*Exercise goal*
Scan the listing below. Report each line that includes "this".

___ Material for the task

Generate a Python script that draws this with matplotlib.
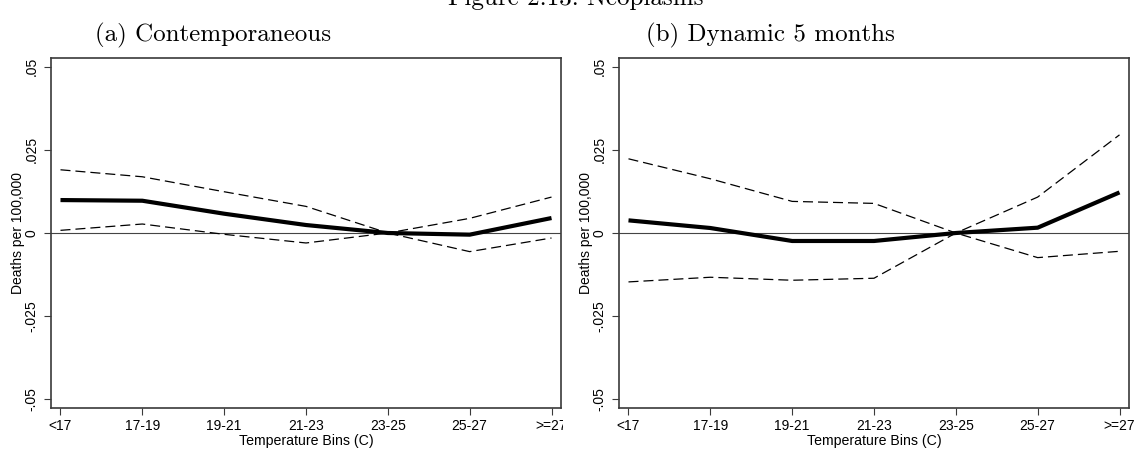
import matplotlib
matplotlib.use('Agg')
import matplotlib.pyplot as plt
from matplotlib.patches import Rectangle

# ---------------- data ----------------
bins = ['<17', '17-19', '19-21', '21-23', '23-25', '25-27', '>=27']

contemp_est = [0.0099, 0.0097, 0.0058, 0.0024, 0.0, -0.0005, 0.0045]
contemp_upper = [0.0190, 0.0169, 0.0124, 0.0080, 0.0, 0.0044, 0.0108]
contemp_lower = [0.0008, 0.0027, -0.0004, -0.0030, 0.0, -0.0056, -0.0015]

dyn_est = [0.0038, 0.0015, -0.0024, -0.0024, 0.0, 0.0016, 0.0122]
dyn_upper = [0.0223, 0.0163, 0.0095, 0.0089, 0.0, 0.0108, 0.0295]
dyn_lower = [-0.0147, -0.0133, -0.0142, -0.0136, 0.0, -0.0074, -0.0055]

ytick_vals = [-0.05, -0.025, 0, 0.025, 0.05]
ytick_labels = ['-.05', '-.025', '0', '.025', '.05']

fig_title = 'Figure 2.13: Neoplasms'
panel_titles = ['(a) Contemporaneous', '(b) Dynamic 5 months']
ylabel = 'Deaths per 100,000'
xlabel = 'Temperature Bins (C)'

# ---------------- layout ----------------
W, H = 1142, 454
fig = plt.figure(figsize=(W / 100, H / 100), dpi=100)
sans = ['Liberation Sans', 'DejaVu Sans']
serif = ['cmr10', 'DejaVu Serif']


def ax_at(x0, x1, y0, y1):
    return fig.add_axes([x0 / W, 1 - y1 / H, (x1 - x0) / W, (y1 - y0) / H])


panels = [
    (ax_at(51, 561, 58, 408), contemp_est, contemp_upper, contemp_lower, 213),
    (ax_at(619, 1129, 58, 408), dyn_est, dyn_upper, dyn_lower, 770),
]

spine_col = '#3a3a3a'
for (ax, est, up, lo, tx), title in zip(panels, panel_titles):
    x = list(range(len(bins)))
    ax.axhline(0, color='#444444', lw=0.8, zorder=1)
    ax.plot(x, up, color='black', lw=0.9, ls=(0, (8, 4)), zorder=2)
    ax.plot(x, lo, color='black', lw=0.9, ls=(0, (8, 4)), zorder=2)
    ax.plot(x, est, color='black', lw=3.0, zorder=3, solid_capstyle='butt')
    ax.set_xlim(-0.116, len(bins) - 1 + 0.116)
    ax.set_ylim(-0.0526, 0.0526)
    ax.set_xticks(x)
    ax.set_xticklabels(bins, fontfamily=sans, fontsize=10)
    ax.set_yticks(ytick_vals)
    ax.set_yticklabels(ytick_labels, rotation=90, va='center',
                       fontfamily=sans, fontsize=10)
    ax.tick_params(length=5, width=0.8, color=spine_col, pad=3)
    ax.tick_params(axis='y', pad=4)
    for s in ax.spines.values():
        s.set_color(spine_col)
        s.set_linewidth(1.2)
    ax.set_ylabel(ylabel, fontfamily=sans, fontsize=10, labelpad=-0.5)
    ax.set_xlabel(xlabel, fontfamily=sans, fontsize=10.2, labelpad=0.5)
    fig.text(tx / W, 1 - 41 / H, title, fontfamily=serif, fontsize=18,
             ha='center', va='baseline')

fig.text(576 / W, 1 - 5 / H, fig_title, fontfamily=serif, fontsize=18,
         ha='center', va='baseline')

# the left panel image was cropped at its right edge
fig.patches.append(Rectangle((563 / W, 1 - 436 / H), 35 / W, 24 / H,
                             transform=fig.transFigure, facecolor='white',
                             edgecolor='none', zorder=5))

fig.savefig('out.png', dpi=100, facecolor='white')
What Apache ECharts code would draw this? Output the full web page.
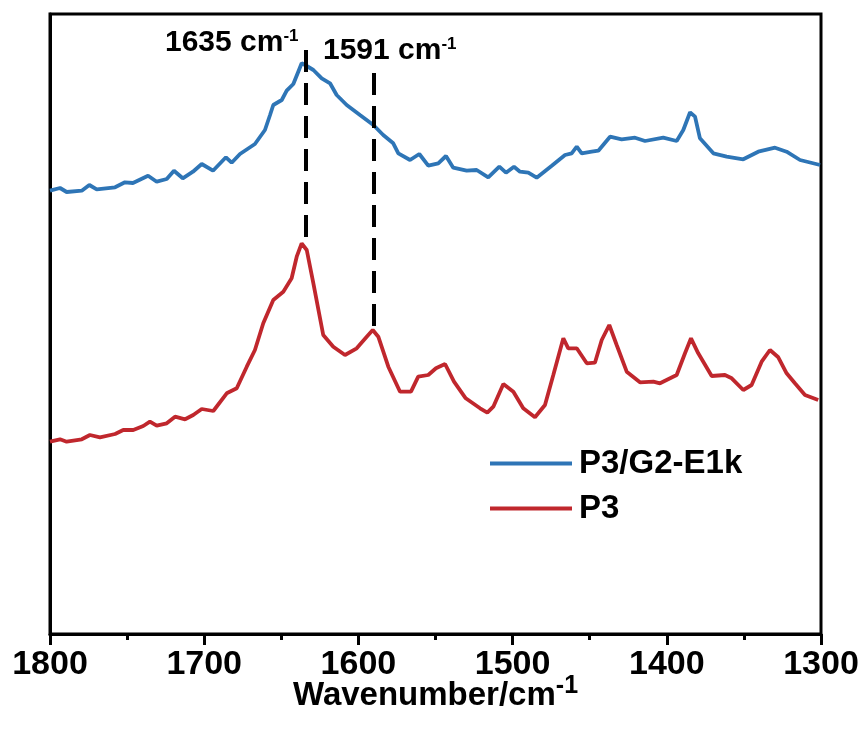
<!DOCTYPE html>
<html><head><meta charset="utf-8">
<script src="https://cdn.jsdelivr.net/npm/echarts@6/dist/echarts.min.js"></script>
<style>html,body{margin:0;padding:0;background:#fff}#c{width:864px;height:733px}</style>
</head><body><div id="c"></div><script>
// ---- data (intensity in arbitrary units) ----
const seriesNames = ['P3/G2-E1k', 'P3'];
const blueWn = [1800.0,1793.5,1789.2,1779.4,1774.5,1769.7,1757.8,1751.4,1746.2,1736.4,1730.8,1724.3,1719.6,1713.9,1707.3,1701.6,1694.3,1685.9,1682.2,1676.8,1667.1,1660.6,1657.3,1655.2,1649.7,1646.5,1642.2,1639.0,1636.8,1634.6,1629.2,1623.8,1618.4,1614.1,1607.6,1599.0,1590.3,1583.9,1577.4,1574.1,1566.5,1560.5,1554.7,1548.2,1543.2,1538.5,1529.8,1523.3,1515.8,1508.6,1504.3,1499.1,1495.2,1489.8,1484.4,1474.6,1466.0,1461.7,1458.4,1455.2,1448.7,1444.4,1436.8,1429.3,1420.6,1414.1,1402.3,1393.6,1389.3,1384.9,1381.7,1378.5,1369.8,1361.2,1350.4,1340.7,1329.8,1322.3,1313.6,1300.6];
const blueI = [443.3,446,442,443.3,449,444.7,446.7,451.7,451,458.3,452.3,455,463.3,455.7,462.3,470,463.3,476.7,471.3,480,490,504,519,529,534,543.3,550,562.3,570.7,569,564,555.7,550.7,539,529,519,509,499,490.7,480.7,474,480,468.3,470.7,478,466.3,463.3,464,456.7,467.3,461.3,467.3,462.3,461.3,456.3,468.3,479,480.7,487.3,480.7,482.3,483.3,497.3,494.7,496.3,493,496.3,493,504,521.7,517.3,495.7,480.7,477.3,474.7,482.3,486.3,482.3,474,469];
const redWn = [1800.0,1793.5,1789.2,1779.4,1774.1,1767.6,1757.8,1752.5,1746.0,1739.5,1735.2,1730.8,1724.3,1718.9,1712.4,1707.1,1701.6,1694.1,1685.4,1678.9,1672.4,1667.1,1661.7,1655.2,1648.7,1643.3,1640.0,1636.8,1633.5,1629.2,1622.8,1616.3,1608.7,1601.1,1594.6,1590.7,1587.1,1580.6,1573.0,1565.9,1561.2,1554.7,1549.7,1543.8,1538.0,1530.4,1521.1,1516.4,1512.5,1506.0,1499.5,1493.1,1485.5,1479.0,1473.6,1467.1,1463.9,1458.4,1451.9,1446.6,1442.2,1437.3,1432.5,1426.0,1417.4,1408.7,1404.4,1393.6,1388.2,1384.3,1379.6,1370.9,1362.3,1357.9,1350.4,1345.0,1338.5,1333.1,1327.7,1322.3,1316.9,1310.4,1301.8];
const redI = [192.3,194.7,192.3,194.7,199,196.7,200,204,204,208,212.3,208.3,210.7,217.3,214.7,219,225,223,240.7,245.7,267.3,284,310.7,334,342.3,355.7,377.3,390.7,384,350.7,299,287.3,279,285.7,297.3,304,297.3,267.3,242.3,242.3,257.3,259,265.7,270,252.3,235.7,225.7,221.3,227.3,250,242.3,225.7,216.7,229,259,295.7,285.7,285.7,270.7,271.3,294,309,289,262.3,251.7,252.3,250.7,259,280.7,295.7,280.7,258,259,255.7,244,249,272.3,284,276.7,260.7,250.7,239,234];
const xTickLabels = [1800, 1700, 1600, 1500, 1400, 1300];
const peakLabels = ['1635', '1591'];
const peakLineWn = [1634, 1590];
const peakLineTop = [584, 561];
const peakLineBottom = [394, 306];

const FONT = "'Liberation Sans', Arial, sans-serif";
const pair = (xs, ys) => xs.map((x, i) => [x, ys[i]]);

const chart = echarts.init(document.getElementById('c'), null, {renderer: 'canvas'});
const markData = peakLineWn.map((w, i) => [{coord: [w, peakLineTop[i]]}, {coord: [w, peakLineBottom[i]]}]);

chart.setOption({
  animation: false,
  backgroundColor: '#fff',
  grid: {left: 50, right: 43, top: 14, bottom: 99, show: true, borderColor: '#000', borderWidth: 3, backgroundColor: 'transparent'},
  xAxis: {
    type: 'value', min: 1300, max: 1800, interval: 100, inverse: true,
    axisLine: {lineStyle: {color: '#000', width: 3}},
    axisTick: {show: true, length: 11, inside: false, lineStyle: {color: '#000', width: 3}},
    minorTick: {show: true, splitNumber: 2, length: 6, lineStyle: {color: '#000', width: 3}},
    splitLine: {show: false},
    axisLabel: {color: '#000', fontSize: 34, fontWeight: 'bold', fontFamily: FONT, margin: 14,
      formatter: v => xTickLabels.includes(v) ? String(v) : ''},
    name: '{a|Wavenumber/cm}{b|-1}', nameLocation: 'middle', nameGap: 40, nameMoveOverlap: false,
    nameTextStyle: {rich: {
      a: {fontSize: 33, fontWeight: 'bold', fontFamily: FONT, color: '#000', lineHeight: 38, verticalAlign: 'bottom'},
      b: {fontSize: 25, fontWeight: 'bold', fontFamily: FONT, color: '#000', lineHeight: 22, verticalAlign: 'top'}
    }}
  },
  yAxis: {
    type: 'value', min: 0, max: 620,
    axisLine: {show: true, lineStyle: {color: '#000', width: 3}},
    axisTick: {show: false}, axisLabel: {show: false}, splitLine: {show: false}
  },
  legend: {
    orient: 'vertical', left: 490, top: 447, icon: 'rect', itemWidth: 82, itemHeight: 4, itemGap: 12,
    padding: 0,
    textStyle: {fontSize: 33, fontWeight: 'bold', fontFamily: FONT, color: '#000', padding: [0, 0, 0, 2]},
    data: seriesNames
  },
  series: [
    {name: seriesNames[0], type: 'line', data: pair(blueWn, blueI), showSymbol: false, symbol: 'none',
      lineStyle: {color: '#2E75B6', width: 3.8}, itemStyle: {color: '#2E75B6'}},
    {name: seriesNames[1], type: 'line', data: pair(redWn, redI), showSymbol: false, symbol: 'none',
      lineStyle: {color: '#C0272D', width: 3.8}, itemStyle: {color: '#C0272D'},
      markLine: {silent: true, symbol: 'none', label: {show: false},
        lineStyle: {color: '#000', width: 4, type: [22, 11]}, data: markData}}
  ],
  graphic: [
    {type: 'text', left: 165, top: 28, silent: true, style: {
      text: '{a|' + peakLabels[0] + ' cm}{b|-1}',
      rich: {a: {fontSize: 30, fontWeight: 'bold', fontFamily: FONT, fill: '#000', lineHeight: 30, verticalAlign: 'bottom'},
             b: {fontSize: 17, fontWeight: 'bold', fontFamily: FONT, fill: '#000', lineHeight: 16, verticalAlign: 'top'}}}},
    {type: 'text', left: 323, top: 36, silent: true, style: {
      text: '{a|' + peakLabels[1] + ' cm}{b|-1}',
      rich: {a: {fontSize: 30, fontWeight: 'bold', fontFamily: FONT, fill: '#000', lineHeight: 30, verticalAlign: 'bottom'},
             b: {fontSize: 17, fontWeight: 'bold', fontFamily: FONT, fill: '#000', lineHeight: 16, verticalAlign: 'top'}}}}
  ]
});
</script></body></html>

______

*Answer*
Generate a Python script that draws this with matplotlib.
What Apache ECharts code would draw this? Output the full web page.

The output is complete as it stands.